▸ WHAT NEEDS TO BE DONE: Can the data below be set down again exactly, line for line?

▸ Rows from a dataset of charts and code:
========

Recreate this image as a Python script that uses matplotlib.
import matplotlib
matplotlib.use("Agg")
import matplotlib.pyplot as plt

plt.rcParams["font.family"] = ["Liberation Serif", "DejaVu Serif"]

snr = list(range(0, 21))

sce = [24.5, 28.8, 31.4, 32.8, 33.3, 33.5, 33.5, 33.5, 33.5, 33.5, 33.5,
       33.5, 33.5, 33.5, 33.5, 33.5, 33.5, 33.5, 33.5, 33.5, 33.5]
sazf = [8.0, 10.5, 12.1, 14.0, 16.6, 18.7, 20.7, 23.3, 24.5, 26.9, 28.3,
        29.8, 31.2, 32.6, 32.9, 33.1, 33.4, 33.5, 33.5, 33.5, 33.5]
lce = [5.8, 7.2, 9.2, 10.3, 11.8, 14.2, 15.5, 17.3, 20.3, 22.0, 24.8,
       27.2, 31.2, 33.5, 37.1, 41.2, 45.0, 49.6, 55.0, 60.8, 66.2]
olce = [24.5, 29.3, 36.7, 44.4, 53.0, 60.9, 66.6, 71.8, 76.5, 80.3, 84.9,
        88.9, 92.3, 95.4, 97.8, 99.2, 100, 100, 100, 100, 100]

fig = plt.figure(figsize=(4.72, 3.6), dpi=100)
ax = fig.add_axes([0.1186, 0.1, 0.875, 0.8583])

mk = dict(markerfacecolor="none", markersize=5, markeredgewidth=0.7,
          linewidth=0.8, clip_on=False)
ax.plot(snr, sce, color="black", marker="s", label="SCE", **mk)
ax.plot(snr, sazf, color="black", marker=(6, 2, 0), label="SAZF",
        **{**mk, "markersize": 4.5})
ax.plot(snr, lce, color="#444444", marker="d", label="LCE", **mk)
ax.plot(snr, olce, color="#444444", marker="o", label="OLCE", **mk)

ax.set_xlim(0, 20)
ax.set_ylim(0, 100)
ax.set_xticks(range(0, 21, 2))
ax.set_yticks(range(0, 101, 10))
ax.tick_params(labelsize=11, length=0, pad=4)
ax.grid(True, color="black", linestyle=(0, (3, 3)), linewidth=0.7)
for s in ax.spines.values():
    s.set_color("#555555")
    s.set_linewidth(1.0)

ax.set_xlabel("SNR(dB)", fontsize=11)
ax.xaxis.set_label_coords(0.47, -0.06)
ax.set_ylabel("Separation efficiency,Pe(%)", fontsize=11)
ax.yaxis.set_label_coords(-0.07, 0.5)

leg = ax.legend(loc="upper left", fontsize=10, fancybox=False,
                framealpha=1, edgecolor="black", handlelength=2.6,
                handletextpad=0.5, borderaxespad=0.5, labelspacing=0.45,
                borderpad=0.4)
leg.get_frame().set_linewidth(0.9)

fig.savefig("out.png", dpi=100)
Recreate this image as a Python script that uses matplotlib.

========

▸ FINAL RESULT:
Recreate this image as a Python script that uses matplotlib.
import matplotlib
matplotlib.use("Agg")
import matplotlib.pyplot as plt

plt.rcParams["font.family"] = ["Liberation Serif", "DejaVu Serif"]

snr = list(range(0, 21))

sce = [24.5, 28.8, 31.4, 32.8, 33.3, 33.5, 33.5, 33.5, 33.5, 33.5, 33.5,
       33.5, 33.5, 33.5, 33.5, 33.5, 33.5, 33.5, 33.5, 33.5, 33.5]
sazf = [8.0, 10.5, 12.1, 14.0, 16.6, 18.7, 20.7, 23.3, 24.5, 26.9, 28.3,
        29.8, 31.2, 32.6, 32.9, 33.1, 33.4, 33.5, 33.5, 33.5, 33.5]
lce = [5.8, 7.2, 9.2, 10.3, 11.8, 14.2, 15.5, 17.3, 20.3, 22.0, 24.8,
       27.2, 31.2, 33.5, 37.1, 41.2, 45.0, 49.6, 55.0, 60.8, 66.2]
olce = [24.5, 29.3, 36.7, 44.4, 53.0, 60.9, 66.6, 71.8, 76.5, 80.3, 84.9,
        88.9, 92.3, 95.4, 97.8, 99.2, 100, 100, 100, 100, 100]

fig = plt.figure(figsize=(4.72, 3.6), dpi=100)
ax = fig.add_axes([0.1186, 0.1, 0.875, 0.8583])

mk = dict(markerfacecolor="none", markersize=5, markeredgewidth=0.7,
          linewidth=0.8, clip_on=False)
ax.plot(snr, sce, color="black", marker="s", label="SCE", **mk)
ax.plot(snr, sazf, color="black", marker=(6, 2, 0), label="SAZF",
        **{**mk, "markersize": 4.5})
ax.plot(snr, lce, color="#444444", marker="d", label="LCE", **mk)
ax.plot(snr, olce, color="#444444", marker="o", label="OLCE", **mk)

ax.set_xlim(0, 20)
ax.set_ylim(0, 100)
ax.set_xticks(range(0, 21, 2))
ax.set_yticks(range(0, 101, 10))
ax.tick_params(labelsize=11, length=0, pad=4)
ax.grid(True, color="black", linestyle=(0, (3, 3)), linewidth=0.7)
for s in ax.spines.values():
    s.set_color("#555555")
    s.set_linewidth(1.0)

ax.set_xlabel("SNR(dB)", fontsize=11)
ax.xaxis.set_label_coords(0.47, -0.06)
ax.set_ylabel("Separation efficiency,Pe(%)", fontsize=11)
ax.yaxis.set_label_coords(-0.07, 0.5)

leg = ax.legend(loc="upper left", fontsize=10, fancybox=False,
                framealpha=1, edgecolor="black", handlelength=2.6,
                handletextpad=0.5, borderaxespad=0.5, labelspacing=0.45,
                borderpad=0.4)
leg.get_frame().set_linewidth(0.9)

fig.savefig("out.png", dpi=100)
Recreate this image as a Python script that uses matplotlib.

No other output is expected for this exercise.